Paper Title
OPTIMIZING MXENE FLAKE THICKNESS AND FUNCTIONALIZATION FOR ENHANCED ROOM-TEMPERATURE NO2 SENSING
Abstract
This study focuses on optimizing Ti3C2TXMXene flakes for improved room-temperature trace NO2 sensing. Through a hybrid approach involving high-pressure processing and controlled functionalization techniques, precise control over MXene flake thickness and termination is achieved. Defunctionalization followed by refunctionalization with iodine vaporization significantly enhances MXene's surface area (36.2 cm2 g−1), oxidation stability (21 days/80 days in aqueous/ambient environments), and film conductivity (749 S m−1).

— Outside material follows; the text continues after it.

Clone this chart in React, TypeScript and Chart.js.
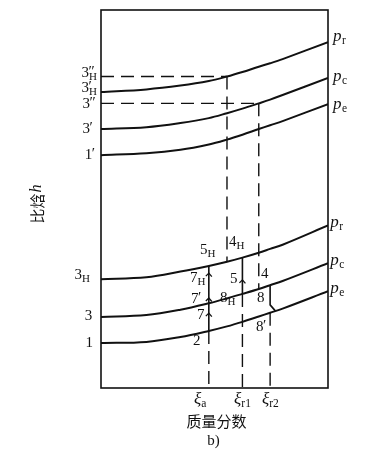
import React, { useEffect, useRef } from "react";
import { Chart, registerables } from "chart.js";

Chart.register(...registerables);

const W = 385;
const H = 462;
const INK = "#111";

// mass fraction (0..100 of the frame) and specific enthalpy (0..100 of the frame)
const curveX = [0, 20, 35, 47.5, 55.5, 62.3, 69.5, 74.5, 80, 100];
const upperPr = [78.3, 79.0, 80.0, 81.2, 82.4, 83.6, 85.0, 85.9, 87.0, 91.5];
const upperPc = [68.5, 69.0, 70.1, 71.4, 72.7, 73.9, 75.3, 76.3, 77.5, 82.0];
const upperPe = [61.6, 62.1, 63.0, 64.4, 65.7, 67.0, 68.5, 69.5, 70.6, 75.1];
const lowerPr = [28.8, 29.3, 30.8, 32.3, 33.4, 34.5, 35.8, 36.8, 37.9, 43.0];
const lowerPc = [18.8, 19.3, 20.7, 22.4, 23.7, 24.9, 26.2, 27.2, 28.3, 33.0];
const lowerPe = [11.9, 12.2, 13.5, 15.1, 16.3, 17.5, 18.9, 19.9, 21.0, 25.6];

// key mass fractions
const xiA = 47.5;
const x5H = 55.5;
const xiR1 = 62.3;
const x4H = 69.5;
const xiR2 = 74.5;

// bend of line 8 -> 8' : break enthalpy and end point
const bend8X = [xiR2, 76.8];
const bend8Y = [22.0, 20.4];

// flow arrows on the vertical process lines
const arrowX = [xiA, xiA, xiA, xiR1];
const arrowY = [30.4, 23.8, 19.8, 28.6];

// left state labels: main, prime, subscript, x, y
const leftLabels = [
  { m: "3", p: "″", s: "H", x: -8.6, y: 83.3 },
  { m: "3", p: "′", s: "H", x: -8.6, y: 79.4 },
  { m: "3", p: "″", s: "", x: -8.1, y: 75.1 },
  { m: "3", p: "′", s: "", x: -8.1, y: 68.5 },
  { m: "1", p: "′", s: "", x: -7.2, y: 61.6 },
  { m: "3", p: "", s: "H", x: -11.7, y: 29.9 },
  { m: "3", p: "", s: "", x: -7.2, y: 19.0 },
  { m: "1", p: "", s: "", x: -6.8, y: 11.9 },
];

// point labels in the diagram
const pointLabels = [
  { m: "5", p: "", s: "H", x: 43.6, y: 36.5 },
  { m: "4", p: "", s: "H", x: 56.4, y: 38.6 },
  { m: "7", p: "", s: "H", x: 39.2, y: 29.1 },
  { m: "5", p: "", s: "", x: 56.8, y: 28.8 },
  { m: "4", p: "", s: "", x: 70.5, y: 30.2 },
  { m: "7", p: "′", s: "", x: 39.6, y: 23.5 },
  { m: "8", p: "", s: "H", x: 52.4, y: 23.8 },
  { m: "8", p: "", s: "", x: 68.7, y: 23.8 },
  { m: "7", p: "", s: "", x: 42.3, y: 19.3 },
  { m: "8", p: "′", s: "", x: 68.3, y: 16.1 },
  { m: "2", p: "", s: "", x: 40.5, y: 12.4 },
];

// pressure labels at the right end of the curves (baseline enthalpy)
const pressureSubs = ["r", "c", "e", "r", "c", "e"];
const pressureX = [102.2, 102.2, 102.2, 101.0, 101.0, 101.0];
const pressureY = [91.8, 81.2, 73.8, 42.6, 32.5, 25.1];

// mass fraction tick labels
const xiSubs = ["a", "r1", "r2"];
const xiLabelX = [41.0, 58.6, 70.9];

const yTitleMain = "比焓";
const yTitleVar = "h";
const xTitle = "质量分数";
const figTag = "b)";

const at = (arr: number[], x: number) => arr[curveX.indexOf(x)];
const pts = (xs: number[], ys: number[]) => xs.map((x, i) => ({ x, y: ys[i] }));

const curve = (ys: number[]) => ({
  data: pts(curveX, ys),
  showLine: true,
  borderColor: INK,
  borderWidth: 2,
  pointRadius: 0,
  tension: 0.35,
  fill: false,
});

const seg = (xs: number[], ys: number[], dashed: boolean, width = 1.5) => ({
  data: pts(xs, ys),
  showLine: true,
  borderColor: INK,
  borderWidth: width,
  borderDash: dashed ? [13, 7] : [],
  pointRadius: 0,
  tension: 0,
  fill: false,
});

const SERIF = "'Liberation Serif', 'Times New Roman', serif";
const CJK = "'Noto Sans CJK SC', sans-serif";

function drawState(ctx: CanvasRenderingContext2D, x: number, y: number, m: string, p: string, s: string) {
  ctx.textAlign = "left";
  ctx.textBaseline = "middle";
  ctx.font = `15px ${SERIF}`;
  ctx.fillText(m, x, y);
  const w = ctx.measureText(m).width;
  if (p) {
    ctx.font = `15px ${SERIF}`;
    ctx.fillText(p, x + w - 0.5, y - 1);
  }
  if (s) {
    ctx.font = `11px ${SERIF}`;
    ctx.fillText(s, x + w, y + 4);
  }
}

const textPlugin = {
  id: "diagramText",
  beforeDatasetsDraw(chart: any) {
    const { ctx, chartArea } = chart;
    ctx.save();
    ctx.strokeStyle = INK;
    ctx.lineWidth = 1.6;
    ctx.strokeRect(chartArea.left, chartArea.top, chartArea.right - chartArea.left, chartArea.bottom - chartArea.top);
    ctx.restore();
  },
  afterDraw(chart: any) {
    const { ctx, chartArea } = chart;
    const xs = chart.scales.x;
    const ys = chart.scales.y;
    ctx.save();
    ctx.fillStyle = INK;
    ctx.strokeStyle = INK;

    // arrows
    ctx.lineWidth = 1.3;
    arrowX.forEach((ax: number, i: number) => {
      const px = xs.getPixelForValue(ax);
      const py = ys.getPixelForValue(arrowY[i]);
      ctx.beginPath();
      ctx.moveTo(px - 3, py + 3);
      ctx.lineTo(px, py);
      ctx.lineTo(px + 3, py + 3.5);
      ctx.stroke();
    });

    leftLabels.concat(pointLabels).forEach((l) => {
      drawState(ctx, xs.getPixelForValue(l.x), ys.getPixelForValue(l.y), l.m, l.p, l.s);
    });

    // pressure labels
    pressureSubs.forEach((sub, i) => {
      const px = xs.getPixelForValue(pressureX[i]);
      const py = ys.getPixelForValue(pressureY[i]);
      ctx.textAlign = "left";
      ctx.textBaseline = "alphabetic";
      ctx.font = `italic 17px ${SERIF}`;
      ctx.fillText("p", px, py);
      const w = ctx.measureText("p").width;
      ctx.font = `11.5px ${SERIF}`;
      ctx.fillText(sub, px + w + 0.5, py + 3);
    });

    // xi labels
    xiSubs.forEach((sub, i) => {
      const px = xs.getPixelForValue(xiLabelX[i]);
      const py = chartArea.bottom + 16;
      ctx.textAlign = "left";
      ctx.textBaseline = "alphabetic";
      ctx.font = `italic 17px ${SERIF}`;
      ctx.fillText("ξ", px, py);
      const w = ctx.measureText("ξ").width;
      ctx.font = `11.5px ${SERIF}`;
      ctx.fillText(sub, px + w, py + 3);
    });

    // x title and figure tag
    const cx = (chartArea.left + chartArea.right) / 2;
    ctx.textAlign = "center";
    ctx.textBaseline = "middle";
    ctx.font = `15px ${CJK}`;
    ctx.fillText(xTitle, cx + 2, chartArea.bottom + 33);
    ctx.font = `15px ${SERIF}`;
    ctx.fillText(figTag, cx - 1, chartArea.bottom + 53);

    // y title (rotated)
    ctx.translate(chartArea.left - 64, (chartArea.top + chartArea.bottom) / 2 + 5);
    ctx.rotate(-Math.PI / 2);
    ctx.font = `15px ${CJK}`;
    const w1 = ctx.measureText(yTitleMain).width;
    ctx.font = `italic 16px ${SERIF}`;
    const w2 = ctx.measureText(yTitleVar).width;
    const start = -(w1 + w2 + 1) / 2;
    ctx.textAlign = "left";
    ctx.font = `15px ${CJK}`;
    ctx.fillText(yTitleMain, start, 0);
    ctx.font = `italic 16px ${SERIF}`;
    ctx.fillText(yTitleVar, start + w1 + 1, 0);
    ctx.restore();
  },
};

export default function App() {
  const ref = useRef<HTMLCanvasElement>(null);
  useEffect(() => {
    if (!ref.current) return;
    const datasets: any[] = [
      curve(upperPr),
      curve(upperPc),
      curve(upperPe),
      curve(lowerPr),
      curve(lowerPc),
      curve(lowerPe),
      // dashed construction lines
      seg([0, x5H], [at(upperPr, x5H), at(upperPr, x5H)], true, 1.4),
      seg([x5H, x5H], [at(upperPr, x5H), at(lowerPr, x5H)], true, 1.4),
      seg([0, x4H], [at(upperPc, x4H), at(upperPc, x4H)], true, 1.4),
      seg([x4H, x4H], [at(upperPc, x4H), at(lowerPc, x4H)], true, 1.4),
      seg([xiA, xiA], [at(lowerPe, xiA), 0], true, 1.4),
      seg([xiR1, xiR1], [at(lowerPc, xiR1), 0], true, 1.4),
      seg([xiR2, xiR2], [at(lowerPe, xiR2), 0], true, 1.4),
      // solid process lines
      seg([xiA, xiA], [at(lowerPr, xiA), at(lowerPe, xiA)], false, 1.6),
      seg([xiR1, xiR1], [at(lowerPr, xiR1), at(lowerPc, xiR1)], false, 1.6),
      seg([xiR2, ...bend8X], [at(lowerPc, xiR2), ...bend8Y], false, 1.6),
    ];
    const chart = new Chart(ref.current, {
      type: "scatter",
      data: { datasets },
      options: {
        animation: false,
        responsive: false,
        devicePixelRatio: 1,
        layout: { padding: { left: 101, top: 10, right: W - 328, bottom: H - 388 } },
        scales: {
          x: { type: "linear", min: 0, max: 100, display: false },
          y: { type: "linear", min: 0, max: 100, display: false },
        },
        plugins: { legend: { display: false }, tooltip: { enabled: false } },
        elements: { point: { radius: 0 } },
      },
      plugins: [textPlugin],
    } as any);
    return () => chart.destroy();
  }, []);
  return (
    <div style={{ position: "absolute", left: 0, top: 0, width: W, height: H, background: "#fff" }}>
      <canvas ref={ref} width={W} height={H} style={{ display: "block" }} />
    </div>
  );
}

Consequently, notable enhancements in gas-sensing performance, including sensitivity (0.1119 Ω ppm−1), response time (90/100 s for response/recovery), and selectivity towards NO2, are observed. Furthermore, utilizing highly hydrophobic and trace gas-sensitive I-MXene for exhaled breath analysis is currently being explored as an extension of this study. These findings underscore the potential of MXene-based materials for high-performance gas-sensing applications and breath analysis applications.
Keywords - 2D MXene, Few-Layer MXene, Functionalization of MXene, Gas Sensor, Trace NO2 Detection.